He was turned tragedy into triumph.
His sonnet on his blindness reveals his feeling of accountability toward God who made him,
and gifted him with such genius:

"When I consider how my light is spent
E're half my days, in this dark world and wide
And that one talent, which is death to hide
Lodged with me useless, though my soul more bent
To serve therewith my Maker, and present
My true account, lest he returning chide:

'Doth God exact day-labor, light denied?'
I fondly ask. But patience, to prevent
That murmur, soon replies, "God doth not need
Either man's work or his own gifts, who best
Bear his mild yoke, they seine him best.
His state is kingly: thousands at his bidding speed,
And post o'er land and ocean without rest:
They also serve who only stand and wait."

A receptionist at the Fifth Avenue Presbyterian Church in New York City, reflecting on
the meaning of her life, wrote:

"I don't know how to say it, but somehow it seems to me
That maybe we are stationed where God wants us to be:
That the little place I'm filling is the reason for my birth,
And just to do the work I do, He sent me down to earth.

If God had wanted otherwise, I reckon He'd have made
Me just a little different, of worse or better grade,
And since God knows and understands all things of land and sea,
I fancy that He placed me here, just where He wanted me.

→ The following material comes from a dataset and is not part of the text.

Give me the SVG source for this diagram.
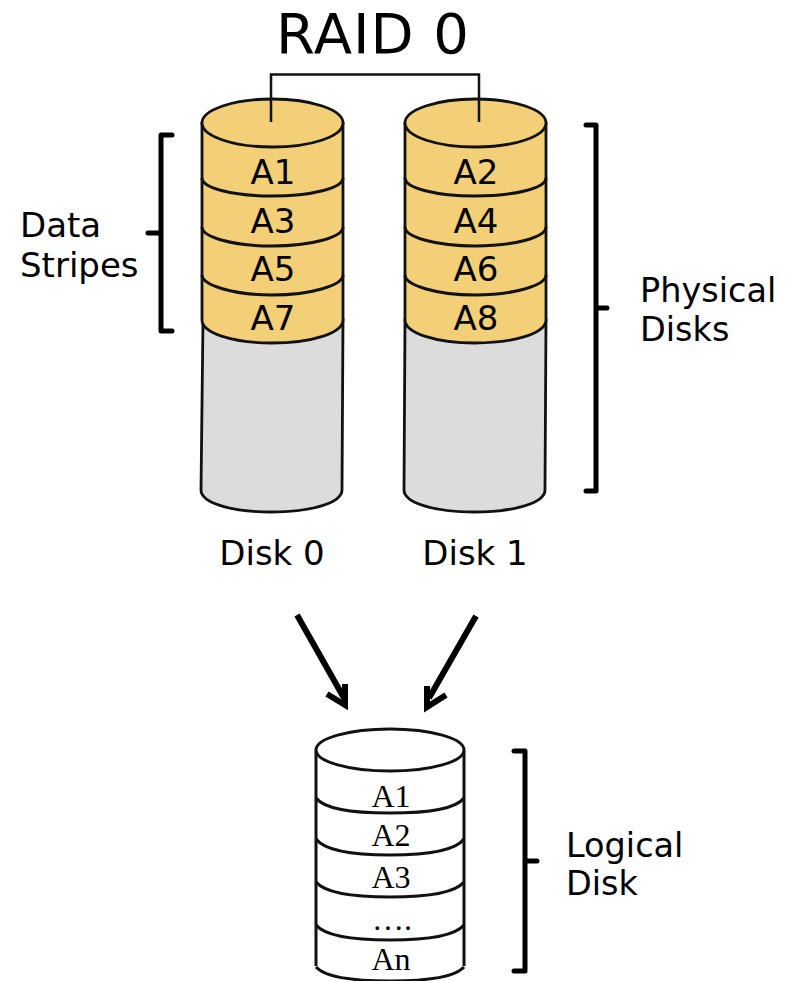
<svg xmlns="http://www.w3.org/2000/svg" width="787" height="981" viewBox="0 0 787 981">
<style>
.s{stroke:#111;stroke-width:3;fill:none}
.y{fill:#f3d078;stroke:#111;stroke-width:2.8}
.g{fill:#dcdcdc;stroke:#111;stroke-width:2.8}
.b{stroke:#000;stroke-width:5;fill:none;stroke-linecap:round;stroke-linejoin:round}
.a{stroke:#000;stroke-width:6;fill:none;stroke-linejoin:miter}
.t{font-family:"DejaVu Sans",sans-serif;fill:#000}
.l{font-size:33.500px}
.l2{font-size:34px}
.d{font-size:34px;text-anchor:middle}
.k{font-size:34px;text-anchor:middle}
.r{font-family:"Liberation Serif",serif;font-size:32px;text-anchor:middle;fill:#000}
</style>
<rect width="787" height="981" fill="#fff"/>
<text class="t" x="373" y="53" font-size="56" letter-spacing="1" text-anchor="middle">RAID 0</text>
<g id="disk0">
<path class="g" d="M203 320L201 490C201 503 232 512 271 512C311 512 342 503 342 490L343 320Z"/>
<path class="y" d="M202 123V320C202 333 233 343 272 343C312 343 343 333 343 320V123Z"/>
<path class="s" d="M202 275C202 285 233 295 272 295C312 295 343 285 343 275M202 227C202 237 233 246 272 246C312 246 343 237 343 227M202 178C202 188 233 196 272 196C312 196 343 188 343 178"/>
<ellipse class="y" cx="272.500" cy="123" rx="70.500" ry="24"/>
<text class="t d" x="273" y="184">A1</text><text class="t d" x="273" y="233">A3</text><text class="t d" x="273" y="281">A5</text><text class="t d" x="273" y="330">A7</text>
<text class="t k" x="272" y="565">Disk 0</text>
</g>
<g id="disk1">
<path class="g" d="M405 320L404 490C404 503 435 512 474 512C514 512 545 503 545 490L546 320Z"/>
<path class="y" d="M405 123V320C405 333 436 343 475 343C515 343 546 333 546 320V123Z"/>
<path class="s" d="M405 275C405 285 436 295 475 295C515 295 546 285 546 275M405 227C405 237 436 246 475 246C515 246 546 237 546 227M405 178C405 188 436 196 475 196C515 196 546 188 546 178"/>
<ellipse class="y" cx="475.500" cy="123" rx="70.500" ry="24"/>
<text class="t d" x="476" y="184">A2</text><text class="t d" x="476" y="233">A4</text><text class="t d" x="476" y="281">A6</text><text class="t d" x="476" y="330">A8</text>
<text class="t k" x="475" y="565">Disk 1</text>
</g>
<g id="logical">
<path class="s" d="M316 751V966M464 751V966"/>
<ellipse class="s" cx="390" cy="750" rx="74" ry="21"/>
<path class="s" d="M316 798C325 810 355 813 390 813C425 813 455 810 464 798M316 839C325 851 355 855 390 855C425 855 455 851 464 839M316 882C325 893 355 897 390 897C425 897 455 893 464 882M316 925C325 936 355 940 390 940C425 940 455 936 464 925M316 967C325 977 355 981 390 981C425 981 455 977 464 967"/>
<text class="r" x="391" y="807">A1</text><text class="r" x="391" y="846">A2</text><text class="r" x="391" y="888">A3</text><text class="r" x="392" y="930">….</text><text class="r" x="391" y="970">An</text>
</g>
<g id="labels">
<text class="t l2" x="20" y="237">Data</text><text class="t l2" x="20" y="277">Stripes</text>
<text class="t l" x="640" y="302">Physical</text><text class="t l" x="640" y="341">Disks</text>
<text class="t l" x="566" y="857">Logical</text><text class="t l" x="566" y="895">Disk</text>
</g>
<g id="connectors">
<path d="M271 122V74.500H479V122" fill="none" stroke="#111" stroke-width="2.500"/>
<path class="b" d="M172 135H161V331H172M148 233H161"/>
<path class="b" d="M586 125H596V491H586M596 308H607"/>
<path class="b" d="M514 751H525V971H514M525 861H537"/>
<path class="a" d="M297 615L344 698"/>
<path class="a" d="M345 684V705L327 694"/>
<path class="a" d="M476 616L429 698"/>
<path class="a" d="M427 686V707L446 695"/>
</g>
</svg>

Sometimes I get to thinking, as my labors I review,
That I should like a higher place, with greater things to do;
But I come to the conclusion, when the envying is stilled,
That the post to which God sent me is the post He wanted filled.

So I plod along and struggle in the hope, when day is through,
That I'm really necessary to the things God wants me to do;
And there isn't any service I can give, which I should scorn,
For it may be just the reason God allowed me to be born."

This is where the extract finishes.